• _Written exercise_: Set down, exactly as written, the lines from the top of the data to the line that holds "const fs = 19.5;", and omit the pictures.

• _Exercise materials_:
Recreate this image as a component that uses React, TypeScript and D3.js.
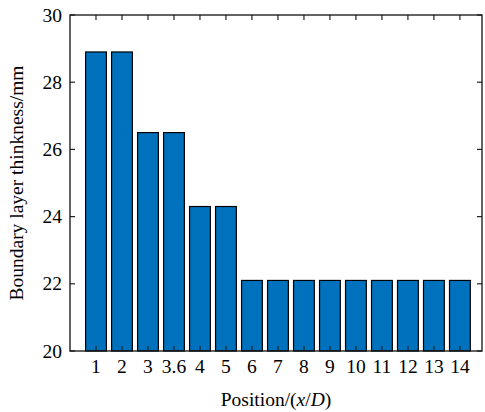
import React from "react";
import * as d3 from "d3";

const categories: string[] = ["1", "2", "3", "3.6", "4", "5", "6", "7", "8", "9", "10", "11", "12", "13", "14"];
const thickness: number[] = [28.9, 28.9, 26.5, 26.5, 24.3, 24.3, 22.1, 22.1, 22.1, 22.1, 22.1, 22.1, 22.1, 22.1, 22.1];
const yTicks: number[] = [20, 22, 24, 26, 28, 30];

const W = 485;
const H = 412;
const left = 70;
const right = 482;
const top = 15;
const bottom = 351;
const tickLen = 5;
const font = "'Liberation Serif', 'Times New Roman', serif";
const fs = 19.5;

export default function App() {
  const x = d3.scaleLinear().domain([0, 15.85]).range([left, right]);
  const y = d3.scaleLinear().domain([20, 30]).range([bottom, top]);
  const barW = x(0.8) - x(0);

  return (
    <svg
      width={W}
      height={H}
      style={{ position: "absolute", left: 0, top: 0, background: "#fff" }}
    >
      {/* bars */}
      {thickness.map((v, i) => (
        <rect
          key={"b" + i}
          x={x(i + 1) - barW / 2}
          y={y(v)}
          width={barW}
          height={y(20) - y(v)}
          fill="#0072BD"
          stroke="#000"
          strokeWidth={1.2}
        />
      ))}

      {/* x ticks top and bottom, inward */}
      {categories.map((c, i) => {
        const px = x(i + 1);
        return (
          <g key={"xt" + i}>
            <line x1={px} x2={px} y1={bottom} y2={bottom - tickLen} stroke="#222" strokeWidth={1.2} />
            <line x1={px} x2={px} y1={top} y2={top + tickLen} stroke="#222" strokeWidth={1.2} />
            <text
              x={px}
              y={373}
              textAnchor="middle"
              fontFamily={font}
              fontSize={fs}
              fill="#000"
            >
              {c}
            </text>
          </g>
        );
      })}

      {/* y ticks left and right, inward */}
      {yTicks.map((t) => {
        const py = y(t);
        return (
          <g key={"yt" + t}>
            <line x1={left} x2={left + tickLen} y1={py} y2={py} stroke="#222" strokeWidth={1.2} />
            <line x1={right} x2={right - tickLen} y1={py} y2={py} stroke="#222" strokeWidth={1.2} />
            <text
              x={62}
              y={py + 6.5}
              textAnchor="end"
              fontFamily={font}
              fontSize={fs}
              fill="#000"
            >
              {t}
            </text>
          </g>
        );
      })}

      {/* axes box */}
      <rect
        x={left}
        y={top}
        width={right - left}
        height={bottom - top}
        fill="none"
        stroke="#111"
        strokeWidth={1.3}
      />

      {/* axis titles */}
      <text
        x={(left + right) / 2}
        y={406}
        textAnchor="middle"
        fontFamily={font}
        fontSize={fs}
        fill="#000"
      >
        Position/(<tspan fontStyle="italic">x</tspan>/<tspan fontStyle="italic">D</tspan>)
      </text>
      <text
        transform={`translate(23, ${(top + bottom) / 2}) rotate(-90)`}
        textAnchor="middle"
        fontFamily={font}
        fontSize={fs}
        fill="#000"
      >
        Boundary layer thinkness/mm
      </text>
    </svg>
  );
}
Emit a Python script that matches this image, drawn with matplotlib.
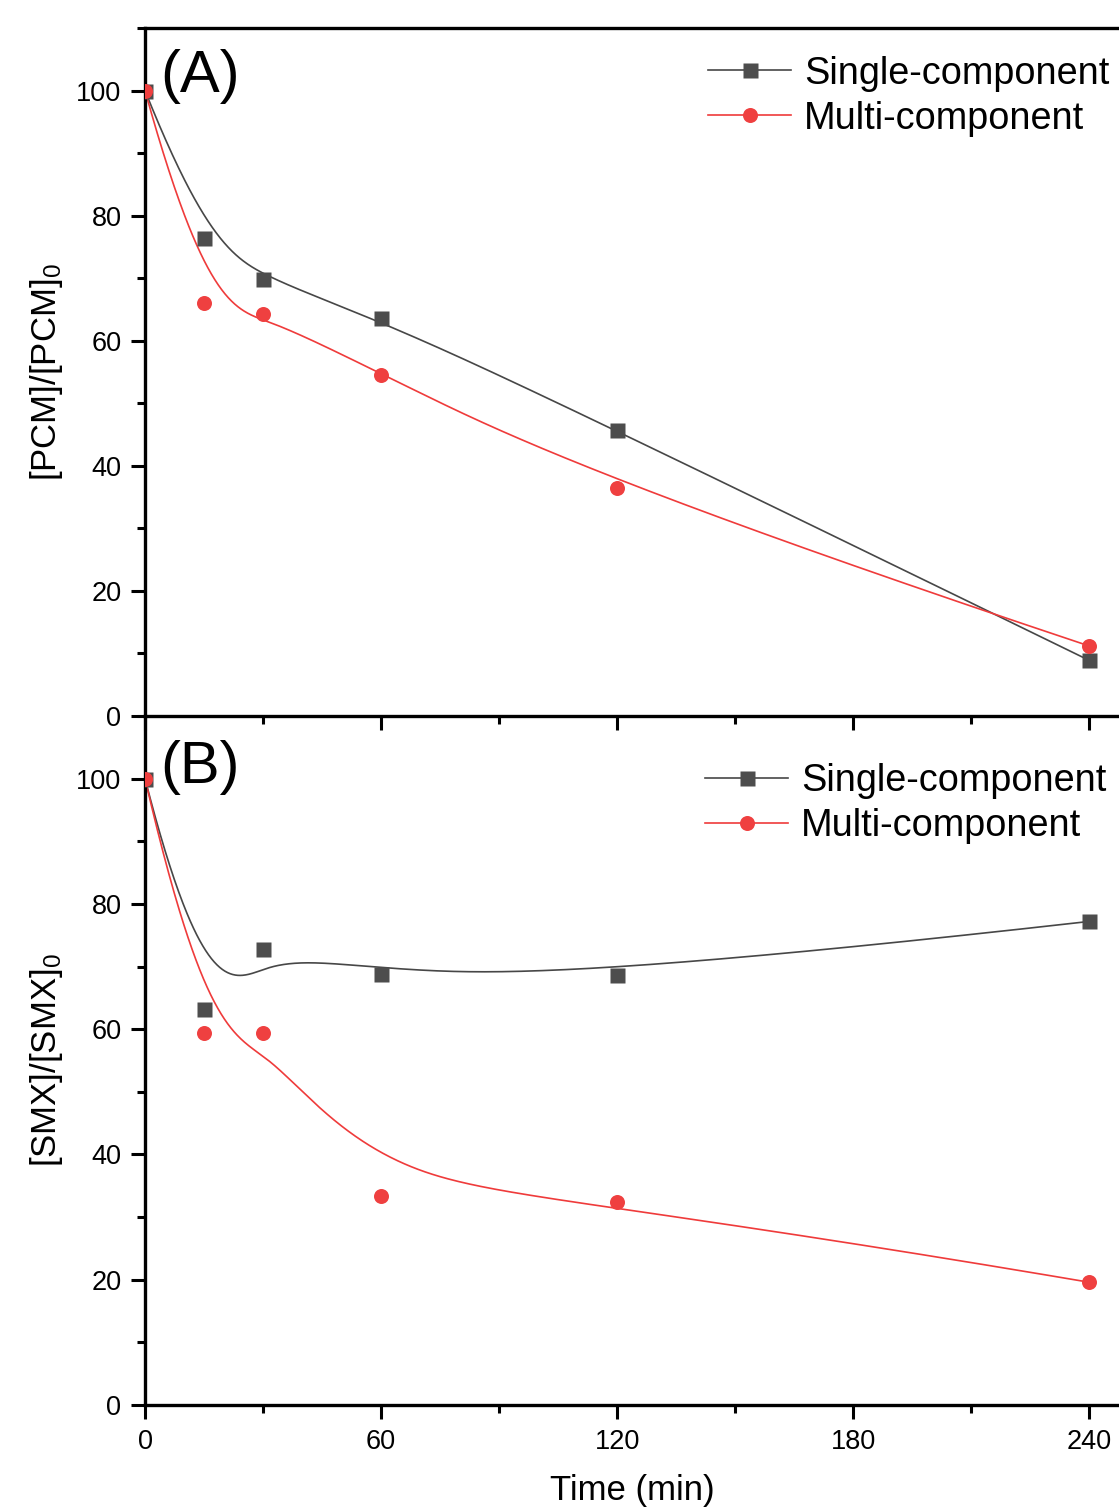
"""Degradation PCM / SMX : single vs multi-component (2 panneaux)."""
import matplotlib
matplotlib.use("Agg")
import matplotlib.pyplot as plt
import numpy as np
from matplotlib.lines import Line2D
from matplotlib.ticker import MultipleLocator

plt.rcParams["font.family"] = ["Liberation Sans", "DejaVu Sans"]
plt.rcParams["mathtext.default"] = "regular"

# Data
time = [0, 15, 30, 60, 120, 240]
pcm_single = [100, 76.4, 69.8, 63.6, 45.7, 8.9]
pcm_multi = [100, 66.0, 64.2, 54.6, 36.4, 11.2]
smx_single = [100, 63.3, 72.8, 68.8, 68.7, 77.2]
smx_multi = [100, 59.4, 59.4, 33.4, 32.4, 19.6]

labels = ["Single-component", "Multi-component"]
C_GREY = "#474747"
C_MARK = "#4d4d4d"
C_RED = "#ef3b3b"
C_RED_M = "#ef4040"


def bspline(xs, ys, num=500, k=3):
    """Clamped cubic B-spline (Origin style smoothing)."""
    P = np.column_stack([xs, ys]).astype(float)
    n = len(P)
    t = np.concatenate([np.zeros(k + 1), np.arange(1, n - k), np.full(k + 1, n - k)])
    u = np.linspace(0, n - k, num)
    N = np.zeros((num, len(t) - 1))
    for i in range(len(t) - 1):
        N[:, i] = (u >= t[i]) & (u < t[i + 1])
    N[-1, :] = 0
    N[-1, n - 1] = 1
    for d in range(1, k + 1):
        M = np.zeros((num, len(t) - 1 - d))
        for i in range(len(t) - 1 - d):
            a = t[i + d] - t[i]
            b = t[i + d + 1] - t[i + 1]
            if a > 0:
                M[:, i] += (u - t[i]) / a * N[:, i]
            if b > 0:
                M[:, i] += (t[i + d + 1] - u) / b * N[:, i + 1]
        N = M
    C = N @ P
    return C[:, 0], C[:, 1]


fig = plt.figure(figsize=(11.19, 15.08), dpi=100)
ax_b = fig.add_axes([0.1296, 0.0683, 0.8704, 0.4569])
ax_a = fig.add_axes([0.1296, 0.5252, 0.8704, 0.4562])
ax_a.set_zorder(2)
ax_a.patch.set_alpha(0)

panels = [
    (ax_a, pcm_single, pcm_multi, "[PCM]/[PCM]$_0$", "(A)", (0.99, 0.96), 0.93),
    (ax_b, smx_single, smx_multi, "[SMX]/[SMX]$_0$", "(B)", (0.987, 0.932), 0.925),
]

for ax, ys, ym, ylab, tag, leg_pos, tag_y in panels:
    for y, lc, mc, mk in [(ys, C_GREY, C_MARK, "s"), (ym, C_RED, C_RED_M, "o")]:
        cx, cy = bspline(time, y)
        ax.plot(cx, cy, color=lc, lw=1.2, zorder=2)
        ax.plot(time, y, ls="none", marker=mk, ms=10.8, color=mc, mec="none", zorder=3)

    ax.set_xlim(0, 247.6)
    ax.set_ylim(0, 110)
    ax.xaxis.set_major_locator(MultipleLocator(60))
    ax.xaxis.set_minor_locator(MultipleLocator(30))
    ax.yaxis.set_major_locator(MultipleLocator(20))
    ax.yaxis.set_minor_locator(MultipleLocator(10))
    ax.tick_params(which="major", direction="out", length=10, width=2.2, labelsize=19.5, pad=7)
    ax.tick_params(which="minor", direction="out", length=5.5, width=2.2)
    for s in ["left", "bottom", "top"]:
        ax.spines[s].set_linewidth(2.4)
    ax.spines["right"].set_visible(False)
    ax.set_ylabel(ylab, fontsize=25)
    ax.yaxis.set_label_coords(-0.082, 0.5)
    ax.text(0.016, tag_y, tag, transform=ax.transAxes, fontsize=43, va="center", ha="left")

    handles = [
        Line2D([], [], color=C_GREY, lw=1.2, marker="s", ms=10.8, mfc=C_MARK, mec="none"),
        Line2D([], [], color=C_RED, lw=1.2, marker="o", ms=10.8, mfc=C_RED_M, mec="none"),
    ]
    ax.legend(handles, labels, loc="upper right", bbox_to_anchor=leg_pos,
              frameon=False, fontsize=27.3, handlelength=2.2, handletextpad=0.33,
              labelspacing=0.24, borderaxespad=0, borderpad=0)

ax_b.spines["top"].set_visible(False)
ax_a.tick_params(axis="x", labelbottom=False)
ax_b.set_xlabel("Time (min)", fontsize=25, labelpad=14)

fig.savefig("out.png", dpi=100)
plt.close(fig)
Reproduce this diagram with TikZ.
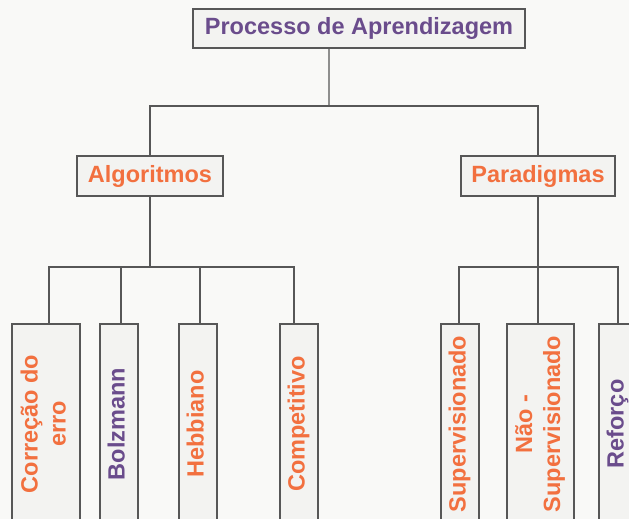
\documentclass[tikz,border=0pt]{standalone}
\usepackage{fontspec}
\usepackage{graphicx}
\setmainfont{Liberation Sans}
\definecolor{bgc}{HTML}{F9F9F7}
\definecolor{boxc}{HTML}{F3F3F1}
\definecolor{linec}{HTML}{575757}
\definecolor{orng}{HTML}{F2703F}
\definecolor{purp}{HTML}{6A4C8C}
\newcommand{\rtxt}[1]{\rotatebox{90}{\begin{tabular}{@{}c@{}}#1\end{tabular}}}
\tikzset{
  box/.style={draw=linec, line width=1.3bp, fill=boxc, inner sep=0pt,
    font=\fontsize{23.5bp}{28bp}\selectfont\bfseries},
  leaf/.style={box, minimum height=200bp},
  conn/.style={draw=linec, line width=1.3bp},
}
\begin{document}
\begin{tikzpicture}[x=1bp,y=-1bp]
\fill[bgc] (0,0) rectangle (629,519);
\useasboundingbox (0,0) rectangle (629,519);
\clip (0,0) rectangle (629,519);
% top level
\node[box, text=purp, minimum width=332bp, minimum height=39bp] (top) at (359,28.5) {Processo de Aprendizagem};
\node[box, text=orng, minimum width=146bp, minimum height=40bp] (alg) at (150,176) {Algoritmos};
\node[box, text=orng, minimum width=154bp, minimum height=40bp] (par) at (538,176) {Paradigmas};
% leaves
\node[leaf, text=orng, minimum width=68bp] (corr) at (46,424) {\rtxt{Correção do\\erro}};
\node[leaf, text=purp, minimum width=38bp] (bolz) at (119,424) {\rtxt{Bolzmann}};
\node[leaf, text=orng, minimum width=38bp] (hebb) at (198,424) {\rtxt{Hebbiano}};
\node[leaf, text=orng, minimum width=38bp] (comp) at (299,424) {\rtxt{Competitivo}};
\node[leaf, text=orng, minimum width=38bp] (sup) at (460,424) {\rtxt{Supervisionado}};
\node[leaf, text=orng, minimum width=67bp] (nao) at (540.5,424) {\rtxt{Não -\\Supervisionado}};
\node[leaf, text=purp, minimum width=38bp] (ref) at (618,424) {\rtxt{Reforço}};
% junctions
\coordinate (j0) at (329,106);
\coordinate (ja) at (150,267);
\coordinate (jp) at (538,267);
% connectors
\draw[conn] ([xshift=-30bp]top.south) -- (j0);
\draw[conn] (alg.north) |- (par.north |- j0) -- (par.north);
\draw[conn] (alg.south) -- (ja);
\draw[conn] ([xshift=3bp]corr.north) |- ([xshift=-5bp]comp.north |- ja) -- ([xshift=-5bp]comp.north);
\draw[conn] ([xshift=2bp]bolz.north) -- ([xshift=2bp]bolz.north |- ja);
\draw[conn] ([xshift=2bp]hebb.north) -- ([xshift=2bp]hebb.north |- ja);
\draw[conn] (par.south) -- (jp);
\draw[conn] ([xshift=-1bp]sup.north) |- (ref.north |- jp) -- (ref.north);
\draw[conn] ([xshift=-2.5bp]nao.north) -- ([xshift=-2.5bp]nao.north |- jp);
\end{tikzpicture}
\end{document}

• _Written reply_:
Recreate this image as a component that uses React, TypeScript and D3.js.
import React from "react";
import * as d3 from "d3";

const categories: string[] = ["1", "2", "3", "3.6", "4", "5", "6", "7", "8", "9", "10", "11", "12", "13", "14"];
const thickness: number[] = [28.9, 28.9, 26.5, 26.5, 24.3, 24.3, 22.1, 22.1, 22.1, 22.1, 22.1, 22.1, 22.1, 22.1, 22.1];
const yTicks: number[] = [20, 22, 24, 26, 28, 30];

const W = 485;
const H = 412;
const left = 70;
const right = 482;
const top = 15;
const bottom = 351;
const tickLen = 5;
const font = "'Liberation Serif', 'Times New Roman', serif";
const fs = 19.5;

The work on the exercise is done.